Di sebelah utara lokasi tersebut juga ditemukan bekas pengerukan tebing. Diduga, material itu dipakai untuk menguruk pesisir. Adapun luasan area reklamasi telah mencapai 2,2 hektare berdasarkan hasil pengukuran oleh Badan Pertanahan Nasional (BPN) Kabupaten Badung.
Sementara itu, Kasubdit II Ditreskrimum Polda Bali AKBP I Made Witaya menjelaskan reklamasi di Pantai Melasti telah dimulai pada Februari 2018 dengan beberapa kelompok nelayan. Reklamasi tersebut sempat disetop dan tidak diizinkan lagi oleh desa adat.
"Awal penyetopan itu karena ada sidak dari desa dan prajuru desa setempat, bahwa ada dugaan pengurukan ilegal," ujar Witaya.
Saat ini, jelas Witaya, area reklamasi Pantai Melasti itu di-status quo-kan. Ia juga tengah berkoordinasi dengan jaksa terkait kasus tersebut.
"Sementara kami masih tahap satu (dalam) proses pemberkasan ke kejaksaan. Sambil koordinasi dengan jaksa, apabila nanti ada yang mengarah ke tersangka lain akan diberitahukan lebih lanjut," tegasnya.

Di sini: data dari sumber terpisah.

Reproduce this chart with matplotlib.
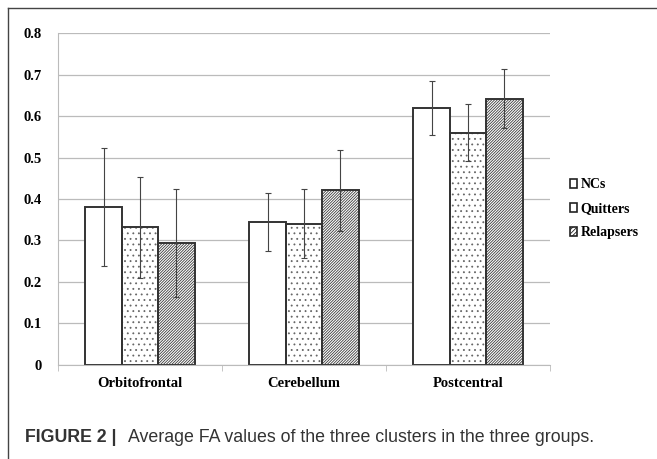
import numpy as np
import matplotlib; matplotlib.use("Agg")
import matplotlib.pyplot as plt
from matplotlib.lines import Line2D
from matplotlib.patches import Patch

regions = ["Orbitofrontal", "Cerebellum", "Postcentral"]
groups = ["NCs", "Quitters", "Relapsers"]
means = {
    "NCs":       [0.380, 0.345, 0.619],
    "Quitters":  [0.332, 0.340, 0.560],
    "Relapsers": [0.294, 0.421, 0.642],
}
errs = {
    "NCs":       [0.142, 0.070, 0.065],
    "Quitters":  [0.122, 0.083, 0.068],
    "Relapsers": [0.129, 0.098, 0.071],
}
hatches = {"NCs": "", "Quitters": "...", "Relapsers": "/" * 12}
hatch_col = {"NCs": "#333333", "Quitters": "#666666", "Relapsers": "#3a3a3a"}
legend_hatch = {"NCs": "", "Quitters": "", "Relapsers": "/" * 8}

plt.rcParams["hatch.linewidth"] = 0.6
serif = ["Liberation Serif", "DejaVu Serif"]
fs = 10.5

fig = plt.figure(figsize=(6.57, 4.59), dpi=100)
ax = fig.add_axes([0.0883, 0.2048, 0.7487, 0.7233])

x = np.arange(len(regions))
w = 0.222
for i, g in enumerate(groups):
    pos = x + (i - 1) * w
    # hatch layer first, then the outline on top
    ax.bar(pos, means[g], w, color="white", edgecolor=hatch_col[g],
           linewidth=0, hatch=hatches[g], zorder=2)
    ax.bar(pos, means[g], w, color="none", edgecolor="#333333",
           linewidth=1.4, zorder=2.5)
    ax.errorbar(pos, means[g], yerr=errs[g], fmt="none",
                ecolor="#444444", elinewidth=0.8, capsize=2.5, capthick=0.8, zorder=3)

handles = [Patch(facecolor="white", edgecolor="#222222", linewidth=1.2,
                 hatch=legend_hatch[g], label=g) for g in groups]

ax.set_xlim(-0.5, 2.5)
ax.set_ylim(0, 0.8)
ax.set_yticks(np.arange(0, 0.81, 0.1))
ax.set_yticklabels(["0"] + [f"{v:.1f}" for v in np.arange(0.1, 0.81, 0.1)],
                   family=serif, fontweight="bold", fontsize=fs)
ax.set_xticks(x)
ax.set_xticklabels(regions, family=serif, fontweight="bold", fontsize=fs)
ax.tick_params(axis="x", length=0, pad=9)
ax.tick_params(axis="y", length=0, pad=12)
ax.set_xticks([-0.5, 0.5, 1.5, 2.5], minor=True)
ax.tick_params(axis="x", which="minor", length=4, color="#bbbbbb")
ax.grid(axis="y", color="#bbbbbb", linewidth=0.9, zorder=0)
ax.set_axisbelow(True)
for s in ["top", "right"]:
    ax.spines[s].set_visible(False)
for s in ["left", "bottom"]:
    ax.spines[s].set_color("#bbbbbb")

ax.legend(handles=handles, loc="center left", bbox_to_anchor=(0.848, 0.545),
          bbox_transform=fig.transFigure, frameon=False, handlelength=0.55,
          handleheight=0.55, handletextpad=0.25, labelspacing=0.8,
          prop={"family": serif, "weight": "bold", "size": 10})

# outer frame of the figure panel
fig.add_artist(Line2D([0.012, 1.0], [0.982, 0.982], color="#444444", linewidth=1.0))
fig.add_artist(Line2D([0.012, 0.012], [0.0, 0.982], color="#444444", linewidth=1.0))

fig.text(0.038, 0.038, "FIGURE 2 |", fontsize=12.8, fontweight="bold",
         family=["Liberation Sans", "DejaVu Sans"], color="#333333")
fig.text(0.195, 0.038, "Average FA values of the three clusters in the three groups.",
         fontsize=12.8, family=["Liberation Sans", "DejaVu Sans"], color="#333333")

fig.savefig("out.png", dpi=100)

Dugaan Aliran Dana Rp 5 Miliar ke Desa Adat Ungasan
Polda Bali mengendus aliran dana ke Desa Adat Ungasan terkait reklamasi ilegal di Pantai Melasti. Desa Adat itu diduga menerima duit Rp 5 miliar dari pengembang reklamasi PT Tebing Mas Estate.
"Dari pihak perusahaan yang melakukan reklamasi," ujar Kabid Humas Polda Bali Kombes Satake Bayu Setianto. Adapun PT Tebing Mas Estate belum memberikan klarifikasi terhadap hal tersebut.
Kasubdit II Ditreskrimum Polda Bali AKBP I Made Witaya mengatakan reklamasi tanpa izin di Pantai Melasti menghabiskan dana sekitar Rp 4 miliar. "Sesuai dengan data yang kami dapatkan, sementara ini ada Rp 4 miliar untuk reklamasi dan Rp 5 miliar untuk sumbangan ke desa adat," katanya saat konferensi pers di kantornya, Senin (29/5/2023).
Witaya melanjutkan penyidik saat ini tengah menyelidiki terkait dugaan aliran dana tersebut. Ia menambahkan, pemilik proyek reklamasi berjanji pada nelayan setempat akan membangun beach club. "Di sana dijanjikan akan dibangun beach club," tandasnya.
Disel Tercatat Sebagai Bacaleg DPRD Bali di Pemilu 2024
Bendesa Ungasan I Wayan Disel Astawa alias IWDA yang ditetapkan sebagai salah satu tersangka kasus reklamasi di Pantai Melasti juga tercatat sebagai bacaleg DPRD Bali untuk Pemilu 2024. Ia ditetapkan sebagai tersangka saat tahapan Pemilu sedang berjalan.
Ketua Komisi Pemilihan Umum (KPU) Kabupaten Badung I Wayan Semara Cipta menyatakan bakal caleg yang terjerat kasus hukum hingga menjadi tersangka masih memungkinkan untuk dilantik. Dia menegaskan tahapan Pemilu tetap berjalan.
"Saat verifikasi administrasi dokumen, KPU tidak melihat apakah seseorang dalam (jalani) proses hukum ditetapkan jadi tersangka, sampai diputuskan pengadilan. Tahapan tetap berjalan dan yang kami verifikasi adalah dokumen persyaratan bakal calon," kata Semara, Senin (29/5/2023).
Semara menjelaskan regulasi KPU tidak mengatur tentang bacaleg yang tersangkut kasus hukum, apakah akan dikeluarkan dari proses pencalonan. Ia juga menegaskan peserta pemilu adalah partai politik bukan perseorangan.
"Bukan jadi ranah KPU dalam kasus ini. Misalnya kondisi terburuk, proses tersangka hingga terpidana, terpilih, dan dilantik, tugas KPU ya sampai di situ (pelantikan). Begitu dia diputuskan (pengadilan), itu jadi ranah badan kehormatan di DPRD," tandasnya.